(A block of data)
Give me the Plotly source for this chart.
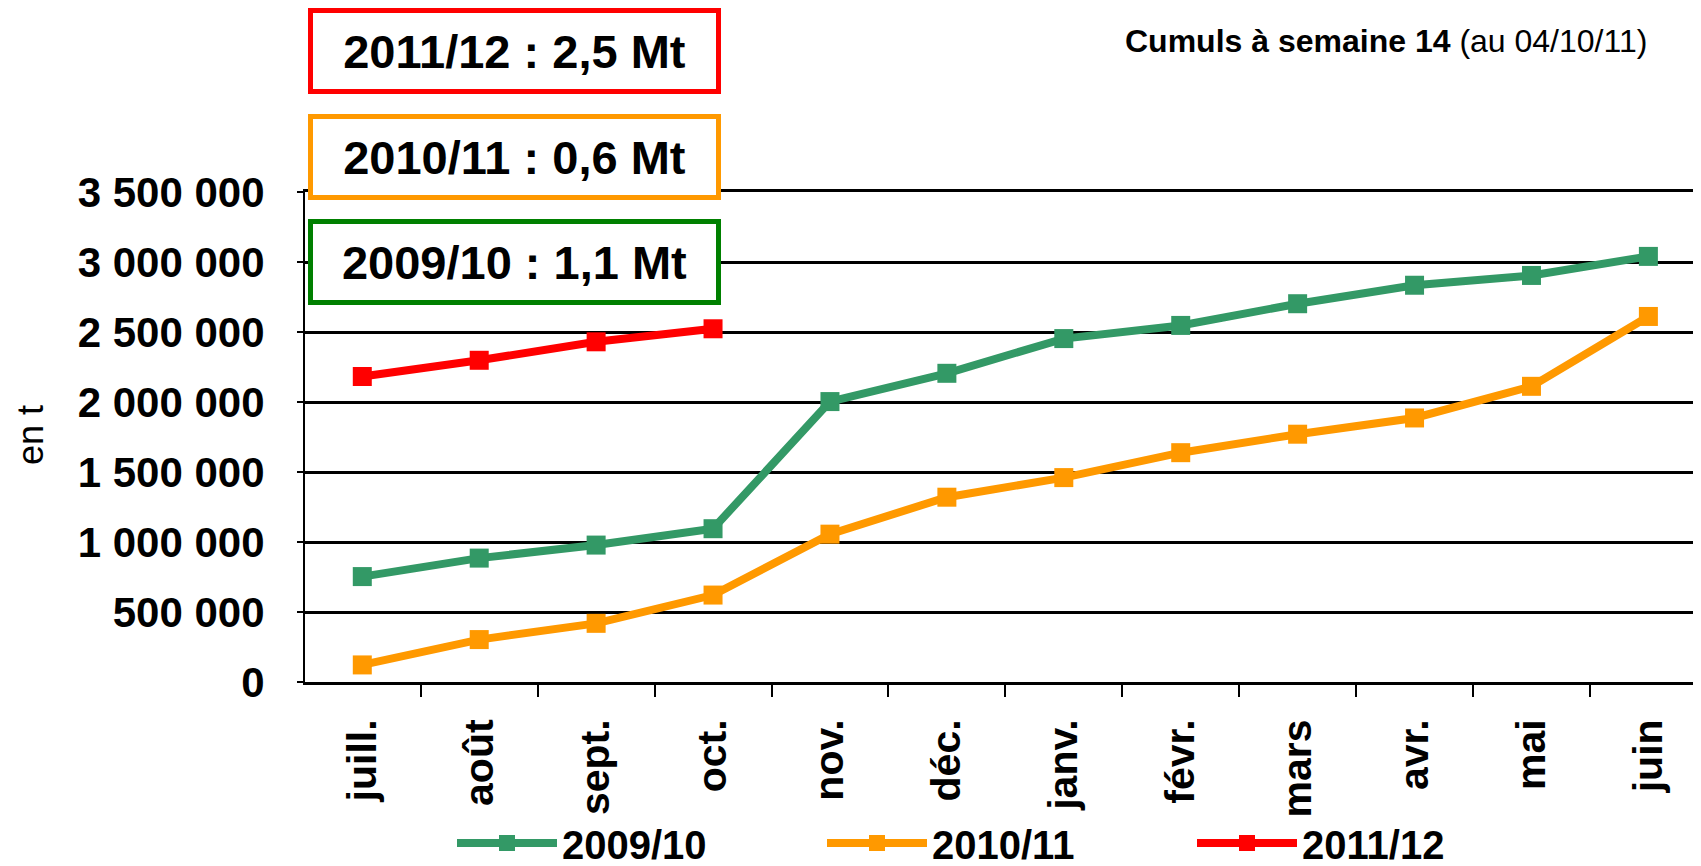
import plotly.graph_objects as go

months = ["juill.", "août", "sept.", "oct.", "nov.", "déc.", "janv.", "févr.", "mars", "avr.", "mai", "juin"]
s2009 = [753000, 885000, 978000, 1095000, 2003000, 2205000, 2453000, 2547000, 2702000, 2834000, 2904000, 3040000]
s2010 = [122000, 303000, 419000, 621000, 1056000, 1320000, 1460000, 1638000, 1770000, 1886000, 2112000, 2611000]
s2011 = [2182000, 2298000, 2430000, 2523000]
names = ["2009/10", "2010/11", "2011/12"]
colors = ["#339966", "#FF9900", "#FF0000"]
box_texts = ["2011/12 : 2,5 Mt", "2010/11 : 0,6 Mt", "2009/10 : 1,1 Mt"]
box_colors = ["#FF0000", "#FF9900", "#008000"]

OFF = 8  # page body margin
W, H = 1701 - OFF, 866 - OFF
L, R, T, B = 305 - OFF, 0, 192 - OFF, 866 - 682
pw, ph = W - L - R, H - T - B

def px(x):
    return (x - OFF - L) / pw

def py(y):
    return (H - B - (y - OFF)) / ph

FONT = "Liberation Sans, Arial, sans-serif"

fig = go.Figure()
for name, vals, col in zip(names, [s2009, s2010, s2011], colors):
    fig.add_trace(go.Scatter(
        x=months[:len(vals)], y=vals, name=name, mode="lines+markers",
        line=dict(color=col, width=8),
        marker=dict(symbol="square", size=19, color=col),
    ))

fig.update_layout(
    width=W, height=H,
    margin=dict(l=L, r=R, t=T, b=B, autoexpand=False),
    paper_bgcolor="white", plot_bgcolor="white",
    separators=", ",
    font=dict(family=FONT, color="black"),
    showlegend=True,
    legend=dict(
        orientation="h", x=px(452), y=py(843), xanchor="left", yanchor="middle",
        font=dict(family=FONT, size=40, weight="bold", color="black"),
        entrywidth=255, entrywidthmode="pixels", itemwidth=100,
        bgcolor="rgba(0,0,0,0)",
    ),
    xaxis=dict(
        type="category", categoryorder="array", categoryarray=months,
        range=[-0.49, 11.45], automargin=False,
        showline=True, linecolor="black", linewidth=3, mirror=True,
        ticks="outside", tickson="boundaries", ticklen=12, tickwidth=2, tickcolor="black",
        showgrid=False, tickangle=-90, ticklabelstandoff=18,
        tickfont=dict(family=FONT, size=41, weight="bold", color="black"),
    ),
    yaxis=dict(
        range=[0, 3500000], dtick=500000, tick0=0, tickformat=",d", automargin=False,
        showline=True, linecolor="black", linewidth=2,
        ticks="outside", ticklen=6, tickwidth=2, tickcolor="black",
        showgrid=True, gridcolor="black", gridwidth=3, zeroline=False,
        ticklabelstandoff=24,
        tickfont=dict(family=FONT, size=42, weight="bold", color="black"),
    ),
)

centers_y = [51, 157, 262.5]
for txt, bc, cy in zip(box_texts, box_colors, centers_y):
    fig.add_annotation(
        xref="paper", yref="paper", x=px(514.5), y=py(cy),
        xanchor="center", yanchor="middle", showarrow=False,
        text=txt, font=dict(family=FONT, size=47, weight="bold", color="black"),
        width=403, height=76, borderpad=0, borderwidth=5,
        bordercolor=bc, bgcolor="white",
    )

fig.add_annotation(
    xref="paper", yref="paper", x=px(1649), y=py(41),
    xanchor="right", yanchor="middle", showarrow=False,
    text="<b>Cumuls à semaine 14</b> (au 04/10/11)",
    font=dict(family=FONT, size=32, color="black"),
)
fig.add_annotation(
    xref="paper", yref="paper", x=px(30), y=py(435),
    xanchor="center", yanchor="middle", showarrow=False, textangle=-90,
    text="en t", font=dict(family=FONT, size=36, color="black"),
)

fig.write_html("out.html")
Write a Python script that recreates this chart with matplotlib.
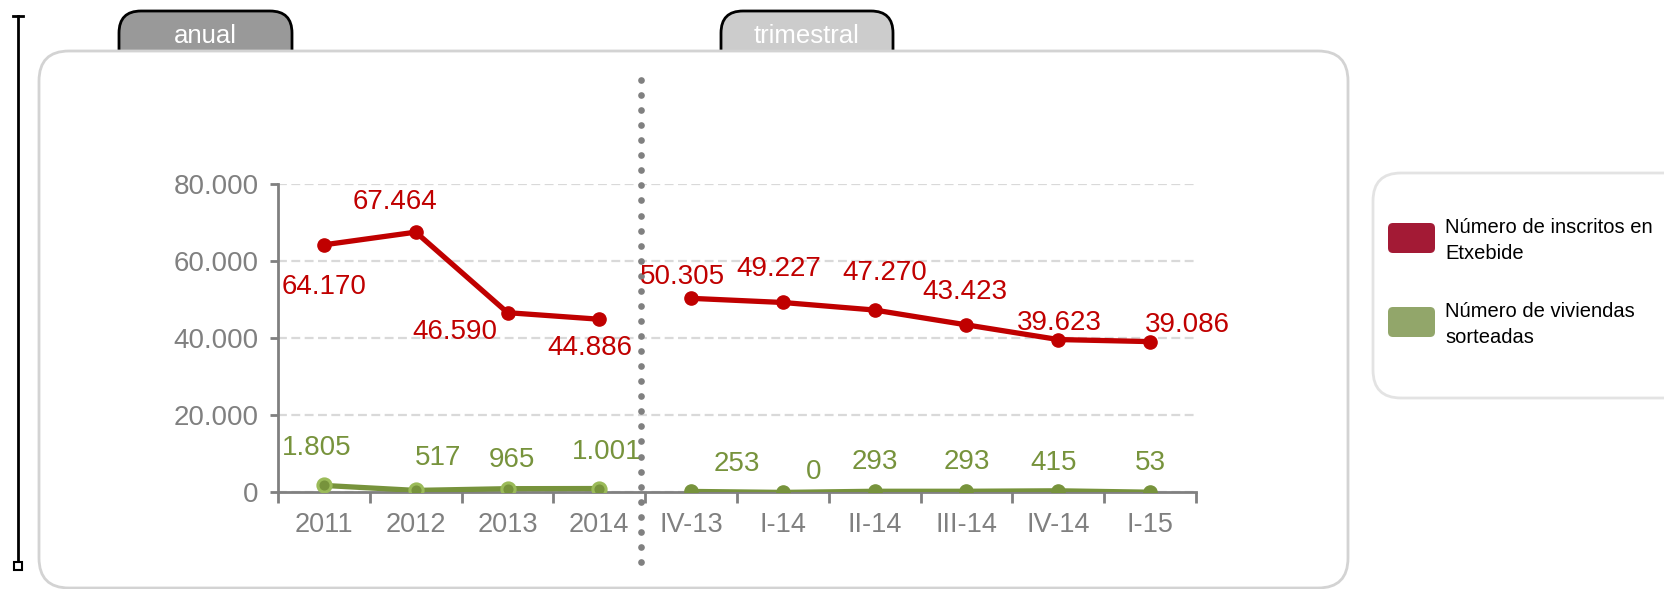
import matplotlib
matplotlib.use('Agg')
import matplotlib.pyplot as plt
import numpy as np
from matplotlib.patches import FancyBboxPatch, Rectangle
from matplotlib.path import Path
from matplotlib.patches import PathPatch

plt.rcParams['font.family'] = ['Liberation Sans', 'DejaVu Sans']

categories = ['2011', '2012', '2013', '2014', 'IV-13', 'I-14', 'II-14', 'III-14', 'IV-14', 'I-15']
inscritos = [64170, 67464, 46590, 44886, 50305, 49227, 47270, 43423, 39623, 39086]
viviendas = [1805, 517, 965, 1001, 253, 0, 293, 293, 415, 53]
n_anual = 4

legend_labels = ['Número de inscritos en\nEtxebide', 'Número de viviendas\nsorteadas']

# label offsets in points (dx, dy)
off_red = [(0, -30), (-15, 22), (-38, -14), (-7, -21), (-6, 15), (-3, 24), (7, 27), (-1, 24), (1, 12), (27, 12)]
off_green = [(-5, 27), (16, 23), (3, 21), (5, 26), (33, 20), (22, 15), (0, 21), (0, 21), (-3, 20), (0, 21)]

def fmt(v):
    return f'{v:,}'.replace(',', '.')

RED = '#c00000'
GREEN = '#77933c'
LGREEN = '#9bbb59'
GRAY = '#808080'

fig = plt.figure(figsize=(16.64, 5.89), dpi=100)

# background decorations in pixel coords
bg = fig.add_axes([0, 0, 1, 1], zorder=0)
bg.set_xlim(0, 1664)
bg.set_ylim(589, 0)
bg.axis('off')

def tab(x0, x1, y0, y1, r, fc, text):
    verts = [(x0, y1 + 25), (x0, y0 + r), (x0, y0), (x0 + r, y0),
             (x1 - r, y0), (x1, y0), (x1, y0 + r), (x1, y1 + 25)]
    codes = [Path.MOVETO, Path.LINETO, Path.CURVE3, Path.CURVE3,
             Path.LINETO, Path.CURVE3, Path.CURVE3, Path.LINETO]
    bg.add_patch(PathPatch(Path(verts, codes), fc=fc, ec='black', lw=2, zorder=1))
    bg.text((x0 + x1) / 2, (y0 + y1) / 2 + 5, text, color='white', fontsize=18.5,
            ha='center', va='center', zorder=2)

tab(119, 292, 11, 51, 22, '#999999', 'anual')
tab(721, 893, 11, 51, 22, '#cccccc', 'trimestral')

bg.add_patch(FancyBboxPatch((39, 51), 1309, 537, boxstyle='round,pad=0,rounding_size=30',
                            fc='white', ec='#d3d3d3', lw=2, zorder=3))
bg.add_patch(FancyBboxPatch((1373, 173), 320, 225, boxstyle='round,pad=0,rounding_size=28',
                            fc='white', ec='#e3e3e3', lw=2, zorder=3))

# left bracket line
bg.plot([18, 18], [16, 566], color='black', lw=2, zorder=4)
bg.plot([13, 23], [16, 16], color='black', lw=2, zorder=4)
bg.add_patch(Rectangle((14, 562), 8, 8, fc='white', ec='black', lw=1.5, zorder=5))

# legend
for i, (lab, col) in enumerate(zip(legend_labels, ['#a31a35', '#92a66a'])):
    y = 223 + i * 84
    bg.add_patch(FancyBboxPatch((1388, y), 47, 30, boxstyle='round,pad=0,rounding_size=5',
                                fc=col, ec='none', zorder=4))
    bg.text(1445, y - 5, lab, fontsize=14.5, va='top', ha='left', color='black',
            linespacing=1.45, zorder=4)

# main chart
ax = fig.add_axes([0.1671, 0.164, 0.5516, 0.524], zorder=5)
ax.patch.set_alpha(0)
x = list(range(len(categories)))

LW = 3.8
ax.plot(x[:n_anual], inscritos[:n_anual], color=RED, lw=LW, marker='o', ms=9.5, zorder=4)
ax.plot(x[n_anual:], inscritos[n_anual:], color=RED, lw=LW, marker='o', ms=9.5, zorder=4)
ax.plot(x[:n_anual], viviendas[:n_anual], color=GREEN, lw=LW, marker='o', ms=9.5,
        mfc=GREEN, mec=LGREEN, mew=2.2, zorder=4)
ax.plot(x[n_anual:], viviendas[n_anual:], color=GREEN, lw=LW, marker='o', ms=9.5, zorder=4)

for i in x:
    ax.annotate(fmt(inscritos[i]), (i, inscritos[i]), xytext=off_red[i], textcoords='offset points',
                ha='center', va='center', color=RED, fontsize=20, zorder=6)
    ax.annotate(fmt(viviendas[i]), (i, viviendas[i]), xytext=off_green[i], textcoords='offset points',
                ha='center', va='center', color=GREEN, fontsize=20, zorder=6)

ax.set_xlim(-0.5, len(categories) - 0.5)
ax.set_ylim(0, 80000)
ax.set_yticks([0, 20000, 40000, 60000, 80000])
ax.set_yticklabels([fmt(v) for v in [0, 20000, 40000, 60000, 80000]])
ax.yaxis.grid(True, color='#d9d9d9', lw=1.6, ls=(0, (4, 2)))
ax.set_axisbelow(True)
ax.set_xticks(x)
ax.set_xticklabels(categories)
ax.set_xticks([i - 0.5 for i in range(len(categories) + 1)], minor=True)
ax.tick_params(axis='x', which='major', length=0, pad=14, labelsize=19.5, labelcolor=GRAY)
ax.tick_params(axis='x', which='minor', length=8, width=2, color=GRAY, direction='out')
ax.tick_params(axis='y', length=6, width=2, color=GRAY, labelsize=20, labelcolor=GRAY, pad=8)
for s in ['top', 'right']:
    ax.spines[s].set_visible(False)
for s in ['left', 'bottom']:
    ax.spines[s].set_color(GRAY)
    ax.spines[s].set_linewidth(2)

# dotted separator between annual and quarterly
dots_y = np.linspace(1.3363, -0.2255, 33)
ax.plot([n_anual - 0.55] * len(dots_y), dots_y, transform=ax.get_xaxis_transform(),
        ls='none', marker='o', ms=4.8, color=GRAY, mec='none', clip_on=False, zorder=3)

fig.savefig('out.png', dpi=100)
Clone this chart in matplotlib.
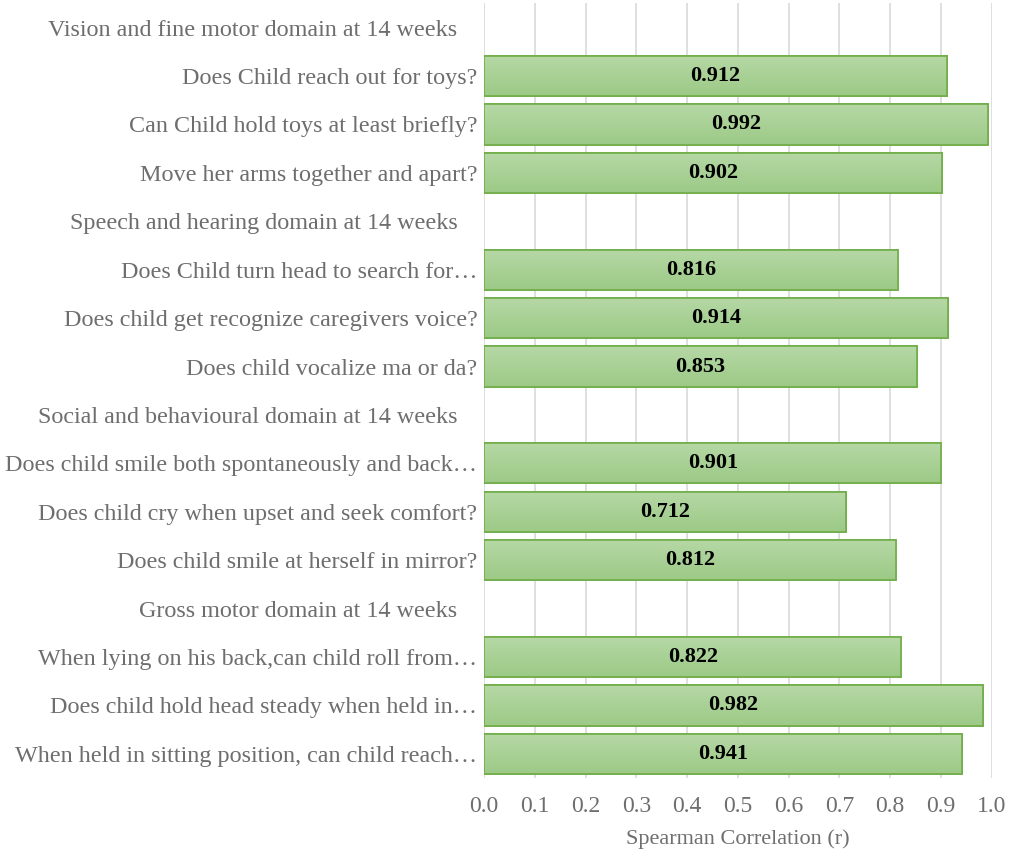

**What is asked**
Reproduce the records above from their first line to the line bearing "import plotly.graph_objects as go", both ends included, leaving every picture out.

**The completed task**
Give me the Plotly source for this chart.
import plotly.graph_objects as go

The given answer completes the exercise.